Thursday, August 2, 2012

Gulf Lease Sale Emphasizes Need for Expanded Opportunities

Some details from Wednesday’s federal lease sale in the central Gulf of Mexico (news coverage here and here):

Size – The Bureau of Ocean Energy Management (BOEM) sale attracted high bonus bids of $1.7 billion for the area off the coasts of Louisiana, Mississippi and Alabama – ranging as far as 230 miles into the Gulf. Bids – Fifty-six companies submitted 593 bids on 454 tracts, with the sum of all bids totaling more than $2.6 billion. That’s a big sale, though not the biggest ever. According to BOEM the biggest value lease sale was $3.68 billion in the central Gulf in March 2008. The last sale in the central Gulf in March 2010 totaled $949 million. Record – The highest bid on a single tract was $157.1 million, submitted by Statoil in the Mississippi Canyon, Block 718 – about three times higher than the previous top bid of $52.5 million submitted in 2010.

Now, some perspective.  As API’s Erik Milito said Tuesday, the simple fact that the federal government held a lease sale in the central Gulf is important. It had been more than two years since drilling blocks had been put up for bid. That BOEM opened more than 38 million acres after a two-years-plus hiatus was a positive step.

Interior Secretary Ken Salazar heralded the sale as evidence of the administration’s “all-of-the-above” energy strategy:

“When it comes to domestic production, the president has made clear he is committed to expanding oil and natural gas production safely and responsibly, and today's sale is just the latest example of his administration delivering on that commitment. … The Gulf is back. There is great robustness in oil and gas activity currently under way in the Gulf, as well as interest in additional exploration.”

Well, it’s probably more accurate to say the Gulf is getting back. Unfortunately, just returning to 2010 levels of activity (rig counts, etc.) concedes that two years of production were negatively affected by the administration’s policies – the 2010 deepwater drilling moratorium and the slow pace of permitting when the ban was lifted. Given that context, sure, industry was enthusiastic about Wednesday’s sale. National Ocean Industries Association President Randall Luthi:

“A sale of this size signals a strong industry commitment to the Gulf of Mexico and to our nation’s energy future and to more domestic jobs.”
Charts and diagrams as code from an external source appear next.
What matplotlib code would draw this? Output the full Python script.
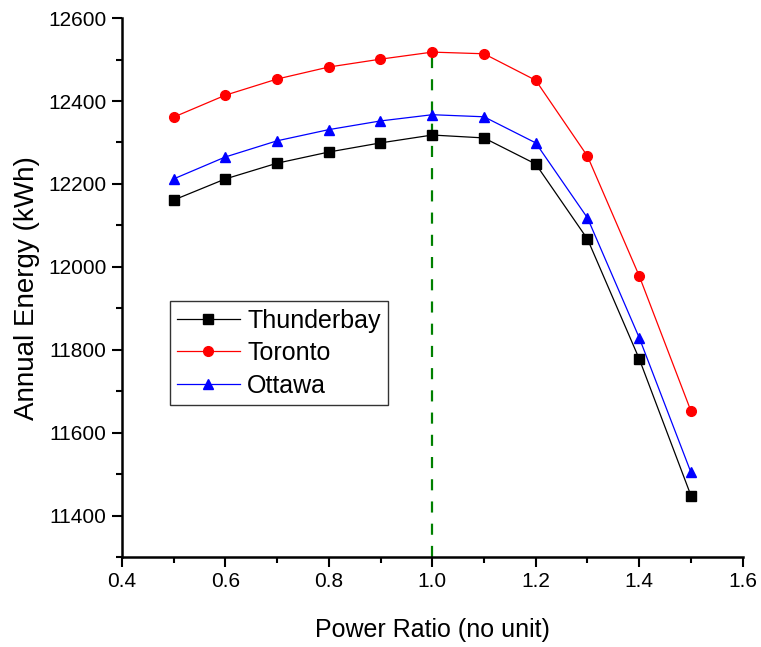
import matplotlib
matplotlib.use("Agg")
import matplotlib.pyplot as plt
import matplotlib.ticker as mticker

plt.rcParams["font.family"] = ["Liberation Sans", "DejaVu Sans"]

# ---------------------------------------------------------------------------
# Data
# ---------------------------------------------------------------------------
power_ratio = [0.5, 0.6, 0.7, 0.8, 0.9, 1.0, 1.1, 1.2, 1.3, 1.4, 1.5]
thunderbay = [12161, 12212, 12250, 12277, 12299, 12318, 12311, 12248, 12067, 11778, 11448]
toronto = [12361, 12414, 12453, 12482, 12501, 12518, 12514, 12450, 12267, 11978, 11652]
ottawa = [12212, 12265, 12304, 12331, 12352, 12367, 12362, 12299, 12118, 11829, 11504]
optimum_ratio = 1.0

# ---------------------------------------------------------------------------
# Plot
# ---------------------------------------------------------------------------
fig = plt.figure(figsize=(7.61, 6.47), dpi=100)
ax = fig.add_axes([0.160, 0.139, 0.816, 0.833])

ax.plot(power_ratio, thunderbay, color="black", lw=0.9, marker="s", ms=6.5, label="Thunderbay")
ax.plot(power_ratio, toronto, color="red", lw=0.9, marker="o", ms=7, label="Toronto")
ax.plot(power_ratio, ottawa, color="blue", lw=0.9, marker="^", ms=7.5, label="Ottawa")

ax.vlines(optimum_ratio, 11300, max(toronto), colors="green", linestyles=(0, (5, 5)), lw=1.6, zorder=0)

ax.set_xlim(0.4, 1.6)
ax.set_ylim(11300, 12600)
ax.xaxis.set_major_locator(mticker.MultipleLocator(0.2))
ax.xaxis.set_minor_locator(mticker.MultipleLocator(0.1))
ax.yaxis.set_major_locator(mticker.FixedLocator([11400, 11600, 11800, 12000, 12200, 12400, 12600]))
ax.yaxis.set_minor_locator(mticker.MultipleLocator(100))
ax.xaxis.set_major_formatter(mticker.FormatStrFormatter("%.1f"))

for side in ("top", "right"):
    ax.spines[side].set_visible(False)
for side in ("left", "bottom"):
    ax.spines[side].set_linewidth(1.8)

ax.tick_params(which="major", direction="out", length=7, width=1.5, labelsize=15, pad=4)
ax.tick_params(which="minor", direction="out", length=4.5, width=1.5)

ax.set_xlabel("Power Ratio (no unit)", fontsize=18, labelpad=19)
ax.set_ylabel("Annual Energy (kWh)", fontsize=20, labelpad=6)

leg = ax.legend(loc="upper left", bbox_to_anchor=(0.077, 0.475), fontsize=18,
                frameon=True, fancybox=False, edgecolor="black", handlelength=2.5,
                borderpad=0.3, labelspacing=0.34, handletextpad=0.3, borderaxespad=0)
leg.get_frame().set_linewidth(1.0)

fig.savefig("out.png", dpi=100, facecolor="white")
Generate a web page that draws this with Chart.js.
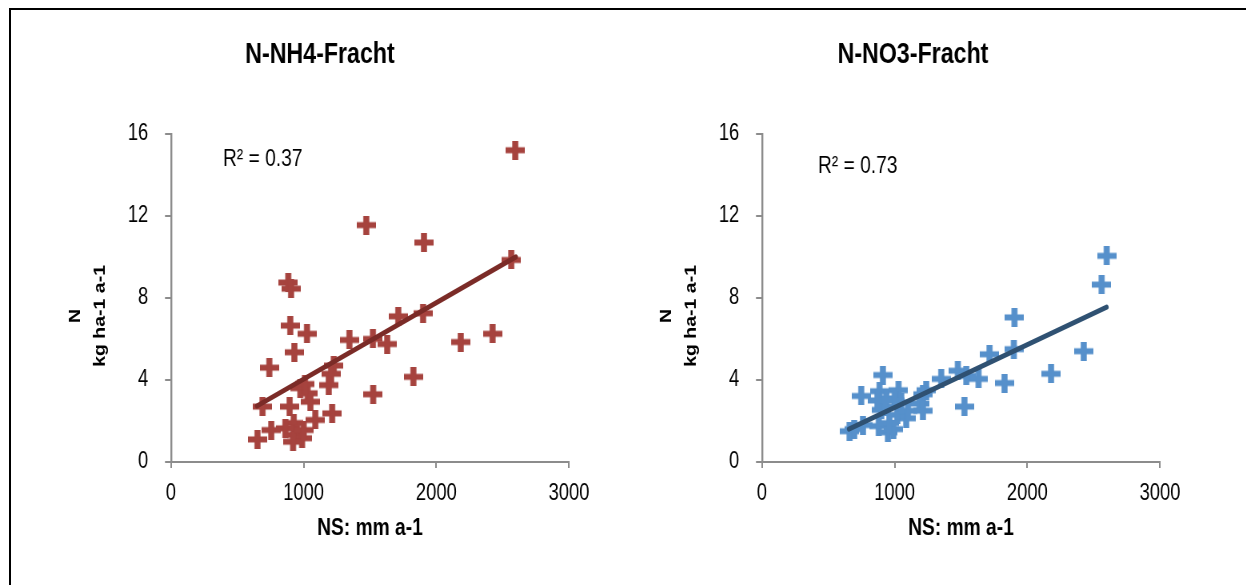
<!DOCTYPE html>
<html>
<head>
<meta charset="utf-8">
<script src="https://cdn.jsdelivr.net/npm/chart.js@4.4.1/dist/chart.umd.min.js"></script>
<style>
  html, body { margin: 0; padding: 0; background: #fff; overflow: hidden; width: 1246px; height: 585px; }
  #frame { position: absolute; left: 9px; top: 8px; width: 1300px; height: 700px;
           border-top: 2px solid #000; border-left: 2px solid #000; }
  /* die Vorlage ist horizontal gestaucht (Faktor 0.8) */
  canvas { position: absolute; top: 0; transform: scaleX(0.8); transform-origin: 0 0; }
  #nh4Chart { left: 0; }
  #no3Chart { left: 591px; }
</style>
</head>
<body>
<div id="frame"></div>
<canvas id="nh4Chart" width="757" height="585"></canvas>
<canvas id="no3Chart" width="819" height="585"></canvas>
<script>
// Niederschlag (NS, mm a-1) und Fracht (kg ha-1 a-1)
const nsNH4 = [2595, 1472, 1907, 2565, 884, 905, 899, 1025, 930, 741, 1713, 1900, 1345, 1522, 1630,
               2184, 2424, 1827, 1524, 1227, 1207, 1189, 975, 1030, 1051, 1010, 690, 894, 1215, 1088,
               925, 862, 756, 652, 950, 988, 920, 1000];
const nh4 = [15.2, 11.55, 10.7, 9.85, 8.75, 8.45, 6.65, 6.25, 5.35, 4.6, 7.1, 7.25, 5.95, 6.0, 5.75,
             5.85, 6.25, 4.15, 3.3, 4.7, 4.3, 3.75, 3.6, 3.35, 2.94, 3.8, 2.7, 2.7, 2.37, 2.05,
             1.9, 1.64, 1.56, 1.1, 1.32, 1.16, 0.99, 1.56];

const nsNO3 = [2598, 2560, 1903, 1898, 1715, 2425, 2179, 1828, 1526, 1632, 1476, 1540, 1351, 1238, 1213,
               1187, 1213, 1087, 1029, 911, 748, 886, 937, 660, 761, 880, 949, 990, 899, 1020,
               695, 960, 1050, 930, 1000, 1100, 870];
const no3 = [10.05, 8.65, 7.05, 5.5, 5.25, 5.4, 4.3, 3.85, 2.7, 4.05, 4.45, 4.2, 4.05, 3.5, 3.3,
             2.85, 2.5, 2.13, 3.5, 4.24, 3.22, 3.45, 3.1, 1.5, 1.8, 1.75, 1.45, 1.6, 2.54, 2.3,
             1.6, 1.9, 2.9, 2.7, 3.0, 2.5, 3.0];

// lineare Trendlinien (Endpunkte aus der Vorlage)
const nh4TrendNS = [648, 2600];
const nh4Trend = [2.73, 10.0];
const no3TrendNS = [655, 2598];
const no3Trend = [1.6, 7.55];

const xTicks = [0, 1000, 2000, 3000];
const yTicks = [0, 4, 8, 12, 16];

const FONT = "'Liberation Sans', Arial, sans-serif";
const AXIS_GREY = '#8c8c8c';

Chart.defaults.font.family = FONT;
Chart.defaults.color = '#000';

function toPoints(xs, ys) {
    return xs.map((x, i) => ({ x: x, y: ys[i] }));
}

// Kreuz-Marker, breiter gezeichnet damit er nach dem Stauchen quadratisch ist
function crossMarker(color) {
    const c = document.createElement('canvas');
    c.width = 24;
    c.height = 19;
    const g = c.getContext('2d');
    g.fillStyle = color;
    g.fillRect(0, 6.5, 24, 6);
    g.fillRect(8.25, 0, 7.5, 19);
    return c;
}

// Achsentitel (y) und Bestimmtheitsmass werden direkt gezeichnet
const labelPlugin = {
    id: 'labelPlugin',
    afterDraw(chart, args, opts) {
        const ctx = chart.ctx;
        const area = chart.chartArea;
        const midY = (area.top + area.bottom) / 2 + 18;
        ctx.save();
        ctx.fillStyle = '#000';
        ctx.textAlign = 'center';
        ctx.textBaseline = 'middle';
        ctx.font = 'bold 19.5px ' + FONT;
        [['N', 119], ['kg ha-1 a-1', 88]].forEach(([txt, dx]) => {
            ctx.save();
            ctx.translate(area.left - dx, midY);
            ctx.rotate(-Math.PI / 2);
            ctx.fillText(txt, 0, 0);
            ctx.restore();
        });

        ctx.font = '24px ' + FONT;
        ctx.textAlign = 'left';
        ctx.fillText(opts.r2, area.left + opts.r2dx, area.top + opts.r2dy);
        ctx.restore();
    }
};

function makeChart(canvasId, title, xs, ys, trendXs, trendYs, markerColor, lineColor, r2, padLeft, padRight, r2dx, r2dy) {
    const ctx = document.getElementById(canvasId).getContext('2d');
    return new Chart(ctx, {
        type: 'scatter',
        data: {
            datasets: [{
                type: 'line',
                data: toPoints(trendXs, trendYs),
                borderColor: lineColor,
                borderWidth: 5,
                borderCapStyle: 'round',
                pointRadius: 0,
                fill: false,
                order: 0
            }, {
                data: toPoints(xs, ys),
                pointStyle: crossMarker(markerColor),
                pointRadius: 10,
                borderColor: markerColor,
                backgroundColor: markerColor,
                order: 1
            }]
        },
        options: {
            responsive: false,
            animation: false,
            devicePixelRatio: 1,
            layout: {
                padding: { left: padLeft, right: padRight, top: 0, bottom: 30 }
            },
            plugins: {
                legend: { display: false },
                tooltip: { enabled: false },
                title: {
                    display: true,
                    text: title,
                    color: '#000',
                    font: { size: 29, weight: 'bold' },
                    padding: { top: 38, bottom: 61 }
                },
                labelPlugin: { r2: r2, r2dx: r2dx, r2dy: r2dy }
            },
            scales: {
                x: {
                    type: 'linear',
                    min: 0,
                    max: 3000,
                    afterBuildTicks: (scale) => { scale.ticks = xTicks.map(v => ({ value: v })); },
                    afterFit: (scale) => { scale.height = 93; },
                    ticks: { font: { size: 23 }, color: '#000', padding: 12, callback: v => String(v) },
                    grid: { drawOnChartArea: false, drawTicks: true, tickLength: 6, color: AXIS_GREY, lineWidth: 2 },
                    border: { color: AXIS_GREY, width: 2 },
                    title: {
                        display: true,
                        text: 'NS: mm a-1',
                        color: '#000',
                        font: { size: 24, weight: 'bold' },
                        padding: { top: 0, bottom: 12 }
                    }
                },
                y: {
                    min: 0,
                    max: 16,
                    afterBuildTicks: (scale) => { scale.ticks = yTicks.map(v => ({ value: v })); },
                    afterFit: (scale) => { scale.width = 213.75 - padLeft; },
                    ticks: { font: { size: 23 }, color: '#000', padding: 21, callback: v => String(v) },
                    grid: { drawOnChartArea: false, drawTicks: true, tickLength: 7.5, color: AXIS_GREY, lineWidth: 2 },
                    border: { color: AXIS_GREY, width: 2.4 }
                }
            }
        },
        plugins: [labelPlugin]
    });
}

makeChart('nh4Chart', 'N-NH4-Fracht', nsNH4, nh4, nh4TrendNS, nh4Trend,
          '#a6433e', '#7b2b27', 'R² = 0.37', 88.75, 45.75, 65, 26);
makeChart('no3Chart', 'N-NO3-Fracht', nsNO3, no3, no3TrendNS, no3Trend,
          '#5690cb', '#2f5172', 'R² = 0.73', 93.75, 107.75, 70, 33);
</script>
</body>
</html>
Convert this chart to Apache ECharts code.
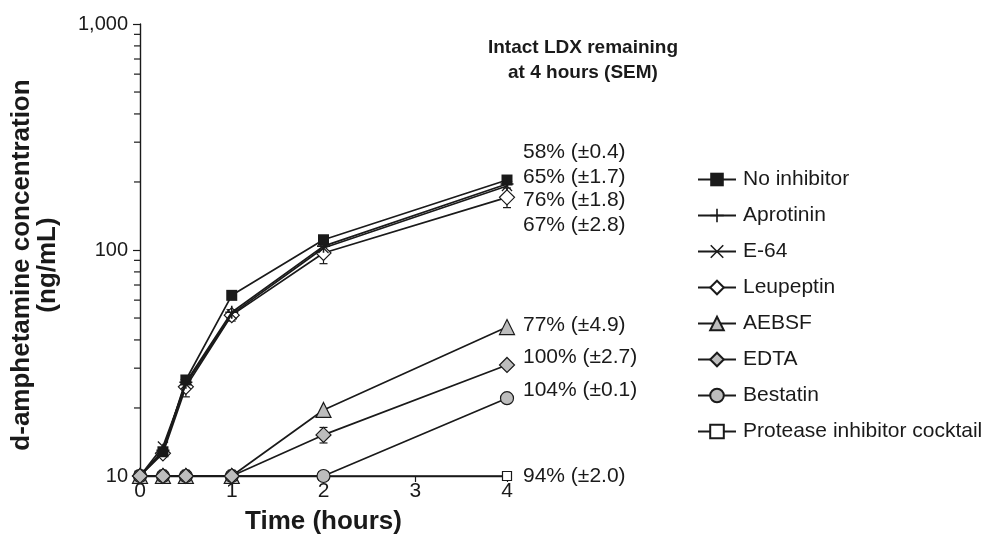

More context: The areas opened for bidding this week have been considered before, which is what Milito emphasized on Tuesday. The central Gulf was not a new area for development. So, instead of restricting opportunity to these areas, the government should be expanding it to new ones. As Luthi suggests, industry is willing and able to do more. Just imagine the robustness of the bidding if the lease areas were in the Eastern Gulf or off the Pacific and Atlantic coasts – areas with undiscovered, technically recoverable reserves estimated at 1.40 billion, 10.37 billion and 3.82 billion barrels, respectively (see map).

Milito from Tuesday:

“Exploration is what leads to production. And it is important to understand that it is critical to maintain a robust leasing program to allow companies to explore new prospects and replace the production that is coming from existing wells. Maintaining the status quo won’t work.”

Opening up more U.S. resources for development (onshore as well) is the real path to expanding domestic oil and natural gas production – which is fundamental to a true, all-of-the-above energy approach. It’s critical to an American-made energy strategy that will create jobs, expand the economy and help us be more energy secure in the future.